The Daily Film Renter wrote: "Unpretentious knockabout comedy ... This exuberant tale of a football pools fortune, in fivers, in a suitcase, in a fireplace of a Brighton guest house, is the sort of comedy to break records in industrial areas, where tired crowds ask for nothing better than a good hearty laugh at the end of the day. Look at the cast and then book it."

Sight and Sound wrote: "Penny Points to Paradise is good-natured pre-Goons slapstick, made on the cheap by Adelphi Films and remarkably similar in tone and humour to Marcel Varnel's comedies of the 1930s. It retains considerable historical interest both because it has been unavailable for so long and because it features one of Peter Sellers' first screen performances."

Leslie Halliwell said: "Abysmally made comedy, only interesting as an early teaming of the Goons."

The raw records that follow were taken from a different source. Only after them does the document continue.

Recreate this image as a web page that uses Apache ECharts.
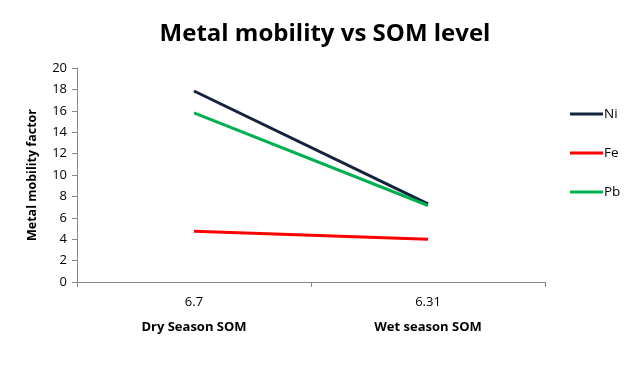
<!DOCTYPE html>
<html><head><meta charset="utf-8">
<script src="https://cdn.jsdelivr.net/npm/echarts@6/dist/echarts.min.js"></script>
<style>html,body{margin:0;padding:0;background:#fff}#c{width:644px;height:365px}</style>
</head><body><div id="c"></div>
<script>
const categories = ['6.7', '6.31'];
const categoryNames = ['Dry Season SOM', 'Wet season SOM'];
const ni = [17.85, 7.3];
const fe = [4.75, 4.0];
const pb = [15.8, 7.15];
const yTicks = [0, 2, 4, 6, 8, 10, 12, 14, 16, 18, 20];

const chart = echarts.init(document.getElementById('c'));
const font = 'Open Sans, Liberation Sans, sans-serif';
chart.setOption({
  animation: false,
  title: {
    text: 'Metal mobility vs SOM level',
    left: 320, top: 17, textAlign: 'center',
    textStyle: {fontFamily: font, fontSize: 24, fontWeight: 'bold', color: '#000'}
  },
  legend: {
    orient: 'vertical', left: 565, top: 102, itemGap: 25,
    itemWidth: 33, itemHeight: 14,
    icon: 'path://M0,6 L33,6 L33,9 L0,9 Z',
    textStyle: {fontFamily: font, fontSize: 13.5, color: '#000', padding: [0,0,0,-4]},
    data: ['Ni', 'Fe', 'Pb']
  },
  grid: {left: 77, right: 99, top: 68, bottom: 83},
  xAxis: {
    type: 'category', data: categories, boundaryGap: true,
    axisLine: {lineStyle: {color: '#868686', width: 1}},
    axisTick: {show: true, length: 5, lineStyle: {color: '#868686'}},
    axisLabel: {
      margin: 9,
      formatter: (v, i) => '{a|' + v + '}\n{b|' + categoryNames[i] + '}',
      rich: {
        a: {fontFamily: font, fontSize: 13, color: '#000', lineHeight: 22},
        b: {fontFamily: font, fontSize: 13, fontWeight: 'bold', color: '#000', lineHeight: 28}
      }
    }
  },
  yAxis: {
    type: 'value', min: 0, max: 20, interval: 2,
    name: 'Metal mobility factor', nameLocation: 'middle', nameGap: 38, nameRotate: 90,
    nameTextStyle: {fontFamily: font, fontSize: 12.5, fontWeight: 'bold', color: '#000'},
    axisLine: {show: true, lineStyle: {color: '#868686'}},
    axisTick: {show: true, length: 5, lineStyle: {color: '#868686'}},
    splitLine: {show: false},
    axisLabel: {fontFamily: font, fontSize: 13, color: '#000', margin: 10,
      formatter: v => yTicks.includes(v) ? String(v) : ''}
  },
  series: [
    {name: 'Ni', type: 'line', data: ni, symbol: 'none', lineStyle: {color: '#14233c', width: 3}, itemStyle: {color: '#14233c'}},
    {name: 'Fe', type: 'line', data: fe, symbol: 'none', lineStyle: {color: '#ff0000', width: 3}, itemStyle: {color: '#ff0000'}},
    {name: 'Pb', type: 'line', data: pb, symbol: 'none', lineStyle: {color: '#00b050', width: 3}, itemStyle: {color: '#00b050'}}
  ]
});
</script></body></html>
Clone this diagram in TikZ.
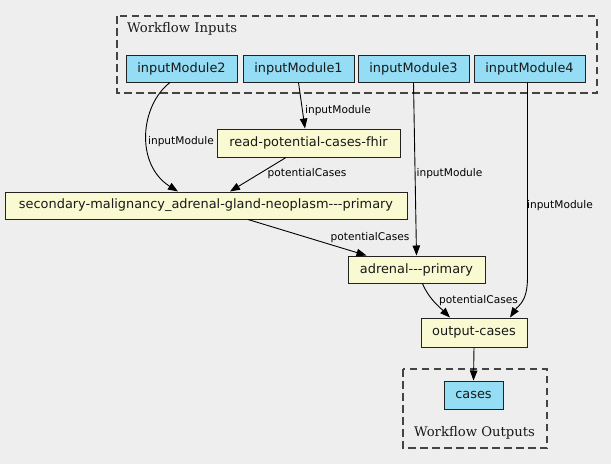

The Radio Times Guide to Films gave the film 2/5 stars, writing: "This cheap and cheerful curio stars The Goon Show's Harry Secombe, Spike Milligan and Peter Sellers. ... The plot, such as it is, is merely an excuse for the trio to each do their comic turns, while the acting is mannered and the slapstick humour weak, making this one for Goons fans only."

In British Sound Films: The Studio Years 1928–1959 David Quinlan rated the film as "mediocre", writing: "Early Goon-type effort is directionless, has just a few good chuckles."